The final use for religion is spiritual. It explains the questions that science can't answer. Why are we here? Where do we go after we die? For me, these questions aren't really that important, but I can see why they might be important to others. I was dead for billions of years before I was born, and I expect my afterlife to be much the same. Our existence in the universe is something that can probably never be satisfactorily explained, but the fact is we are here and have to make the best of it. I'm happy for religious people to use gods to answer these questions if it provides them with comfort and certainty. If it does this, then they have not outgrown religion and might not even need to do so.
So one out of four reasons for religion might still have validity, but I submit that for all the other reasons we have, or should have, outgrown religion in our lives.
After the talks had been given questions from the floor were invited and I was asked about mutual respect. Here is an approximation of my answer.
The fact that the five people on this panel disagree about certain things while agreeing about others but we can still have a discussion like this implies respect. The very idea of "interfaith" implies respect for the views of others. All of us can learn from what other people say and believe, and even though we might not agree with them we have to accept that they hold these beliefs sincerely. We are, after all, talking about something that can be neither proved nor disproved – the existence of gods. The very definition of faith means "belief without evidence".
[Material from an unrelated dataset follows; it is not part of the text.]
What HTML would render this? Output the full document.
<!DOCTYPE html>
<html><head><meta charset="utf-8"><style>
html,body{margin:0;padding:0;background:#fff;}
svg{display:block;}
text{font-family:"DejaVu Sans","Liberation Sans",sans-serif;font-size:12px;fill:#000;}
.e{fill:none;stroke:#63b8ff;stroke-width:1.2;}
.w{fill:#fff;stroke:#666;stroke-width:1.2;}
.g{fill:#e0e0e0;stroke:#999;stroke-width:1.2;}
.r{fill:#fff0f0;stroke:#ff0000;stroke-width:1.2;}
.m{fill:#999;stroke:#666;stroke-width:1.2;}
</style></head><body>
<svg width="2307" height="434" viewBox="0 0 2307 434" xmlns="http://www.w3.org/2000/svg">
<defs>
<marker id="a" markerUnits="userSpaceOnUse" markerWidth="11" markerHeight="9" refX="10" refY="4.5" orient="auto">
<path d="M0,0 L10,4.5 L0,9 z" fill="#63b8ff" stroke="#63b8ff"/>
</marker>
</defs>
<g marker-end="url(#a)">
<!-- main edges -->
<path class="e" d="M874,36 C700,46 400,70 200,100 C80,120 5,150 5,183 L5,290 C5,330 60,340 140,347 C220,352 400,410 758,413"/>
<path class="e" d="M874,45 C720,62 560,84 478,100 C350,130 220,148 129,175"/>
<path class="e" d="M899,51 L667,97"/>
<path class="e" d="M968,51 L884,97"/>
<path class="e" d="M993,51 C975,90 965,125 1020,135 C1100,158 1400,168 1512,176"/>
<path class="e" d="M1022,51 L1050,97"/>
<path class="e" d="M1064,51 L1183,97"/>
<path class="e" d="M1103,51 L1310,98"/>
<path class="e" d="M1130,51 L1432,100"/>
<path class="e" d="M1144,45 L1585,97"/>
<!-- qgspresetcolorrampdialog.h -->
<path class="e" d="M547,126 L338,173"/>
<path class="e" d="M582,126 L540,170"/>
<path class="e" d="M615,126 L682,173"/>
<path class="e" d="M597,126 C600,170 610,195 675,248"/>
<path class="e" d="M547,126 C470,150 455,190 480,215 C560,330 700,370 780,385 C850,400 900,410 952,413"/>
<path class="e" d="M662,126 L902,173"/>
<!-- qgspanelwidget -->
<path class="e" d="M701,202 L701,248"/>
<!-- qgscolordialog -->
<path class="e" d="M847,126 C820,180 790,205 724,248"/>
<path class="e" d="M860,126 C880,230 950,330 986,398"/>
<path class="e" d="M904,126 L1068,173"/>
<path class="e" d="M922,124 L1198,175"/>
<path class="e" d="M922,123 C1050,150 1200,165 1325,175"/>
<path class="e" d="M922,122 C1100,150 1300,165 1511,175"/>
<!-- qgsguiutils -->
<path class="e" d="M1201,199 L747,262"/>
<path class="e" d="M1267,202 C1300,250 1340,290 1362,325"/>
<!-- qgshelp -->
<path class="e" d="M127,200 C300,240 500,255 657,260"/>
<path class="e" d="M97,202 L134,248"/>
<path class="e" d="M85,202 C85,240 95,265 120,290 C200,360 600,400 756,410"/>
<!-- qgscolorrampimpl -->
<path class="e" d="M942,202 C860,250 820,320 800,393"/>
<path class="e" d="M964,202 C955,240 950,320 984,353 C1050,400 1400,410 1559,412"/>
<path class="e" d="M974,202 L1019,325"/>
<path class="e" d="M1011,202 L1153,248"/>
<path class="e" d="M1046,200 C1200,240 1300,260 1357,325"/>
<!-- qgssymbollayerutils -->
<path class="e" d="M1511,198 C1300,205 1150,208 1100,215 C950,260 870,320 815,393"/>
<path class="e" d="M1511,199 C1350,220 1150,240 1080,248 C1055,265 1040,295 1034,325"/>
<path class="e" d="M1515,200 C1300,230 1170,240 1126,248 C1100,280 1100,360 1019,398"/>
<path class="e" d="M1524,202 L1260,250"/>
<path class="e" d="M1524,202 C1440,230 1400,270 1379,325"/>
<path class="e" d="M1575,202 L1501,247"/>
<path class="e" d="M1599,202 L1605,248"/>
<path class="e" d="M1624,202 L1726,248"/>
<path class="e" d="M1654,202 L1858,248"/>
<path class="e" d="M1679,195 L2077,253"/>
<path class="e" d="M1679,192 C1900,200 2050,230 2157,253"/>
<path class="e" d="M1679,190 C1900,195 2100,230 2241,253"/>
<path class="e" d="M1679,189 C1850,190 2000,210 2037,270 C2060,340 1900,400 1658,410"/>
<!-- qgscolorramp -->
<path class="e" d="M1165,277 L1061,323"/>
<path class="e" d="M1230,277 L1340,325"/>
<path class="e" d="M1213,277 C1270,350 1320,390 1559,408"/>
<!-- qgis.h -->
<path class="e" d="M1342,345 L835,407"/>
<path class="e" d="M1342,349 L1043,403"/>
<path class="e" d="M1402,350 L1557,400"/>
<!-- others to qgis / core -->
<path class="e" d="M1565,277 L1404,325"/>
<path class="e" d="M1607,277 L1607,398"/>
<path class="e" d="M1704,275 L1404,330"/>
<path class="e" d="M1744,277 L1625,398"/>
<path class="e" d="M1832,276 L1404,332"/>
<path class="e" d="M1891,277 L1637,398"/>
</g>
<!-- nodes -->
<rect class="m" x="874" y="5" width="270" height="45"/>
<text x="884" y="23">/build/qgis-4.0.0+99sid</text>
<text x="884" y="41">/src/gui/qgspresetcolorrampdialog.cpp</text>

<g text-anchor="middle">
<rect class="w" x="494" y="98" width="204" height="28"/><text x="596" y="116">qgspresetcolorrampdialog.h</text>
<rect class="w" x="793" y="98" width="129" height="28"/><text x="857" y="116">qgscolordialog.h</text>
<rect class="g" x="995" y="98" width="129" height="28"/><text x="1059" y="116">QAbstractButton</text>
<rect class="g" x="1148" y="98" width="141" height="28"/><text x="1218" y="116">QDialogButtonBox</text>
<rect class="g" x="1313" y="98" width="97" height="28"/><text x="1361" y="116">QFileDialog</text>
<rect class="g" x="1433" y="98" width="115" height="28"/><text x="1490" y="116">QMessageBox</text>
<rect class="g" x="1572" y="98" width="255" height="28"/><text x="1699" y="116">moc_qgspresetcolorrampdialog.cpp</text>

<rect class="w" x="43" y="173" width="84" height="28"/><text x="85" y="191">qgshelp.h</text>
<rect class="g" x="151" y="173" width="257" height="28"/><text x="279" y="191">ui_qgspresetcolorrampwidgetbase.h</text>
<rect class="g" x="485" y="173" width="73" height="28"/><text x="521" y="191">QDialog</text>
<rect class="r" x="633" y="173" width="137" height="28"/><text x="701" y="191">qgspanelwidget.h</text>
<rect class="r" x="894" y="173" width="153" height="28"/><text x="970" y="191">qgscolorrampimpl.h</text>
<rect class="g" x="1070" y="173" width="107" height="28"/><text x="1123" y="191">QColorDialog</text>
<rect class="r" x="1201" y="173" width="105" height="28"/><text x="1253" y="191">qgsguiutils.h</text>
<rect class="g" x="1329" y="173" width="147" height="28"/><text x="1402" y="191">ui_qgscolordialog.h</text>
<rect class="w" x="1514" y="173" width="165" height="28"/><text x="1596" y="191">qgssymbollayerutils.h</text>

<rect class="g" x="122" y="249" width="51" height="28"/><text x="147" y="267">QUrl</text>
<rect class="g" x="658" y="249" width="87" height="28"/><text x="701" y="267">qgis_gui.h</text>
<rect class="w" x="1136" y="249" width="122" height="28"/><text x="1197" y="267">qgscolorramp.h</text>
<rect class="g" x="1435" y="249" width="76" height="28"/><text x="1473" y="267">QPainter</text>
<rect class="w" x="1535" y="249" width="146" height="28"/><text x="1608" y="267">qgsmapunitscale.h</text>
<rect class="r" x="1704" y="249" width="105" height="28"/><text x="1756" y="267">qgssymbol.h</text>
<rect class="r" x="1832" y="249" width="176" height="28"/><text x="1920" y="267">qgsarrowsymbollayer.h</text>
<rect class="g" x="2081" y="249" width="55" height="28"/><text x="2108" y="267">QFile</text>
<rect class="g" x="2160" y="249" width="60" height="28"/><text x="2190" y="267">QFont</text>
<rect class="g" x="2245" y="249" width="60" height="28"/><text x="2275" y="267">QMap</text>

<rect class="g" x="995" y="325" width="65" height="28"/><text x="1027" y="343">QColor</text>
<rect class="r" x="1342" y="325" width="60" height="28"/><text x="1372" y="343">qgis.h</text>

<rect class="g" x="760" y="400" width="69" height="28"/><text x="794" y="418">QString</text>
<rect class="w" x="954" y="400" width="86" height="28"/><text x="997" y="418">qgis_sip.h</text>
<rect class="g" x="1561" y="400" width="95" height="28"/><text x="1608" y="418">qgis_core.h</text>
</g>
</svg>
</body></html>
While I don't believe in a god I have no problem with people who do, provided that they don't use their religion to harm anyone. (Remembering that nobody lives in total isolation from other people, so even matters which might seem to be intensely personal might still have bad effects on others.) I do, however, ask for respect in return. I find the suggestion that atheists must be totally immoral as offensive as I am sure religious people find generalisations about terrorism or witch burning. The fact that I derive my moral philosophy from different books is just an example of the diversity that humans exhibit. We all want the same things in life. We just have different ways of finding and explaining those things.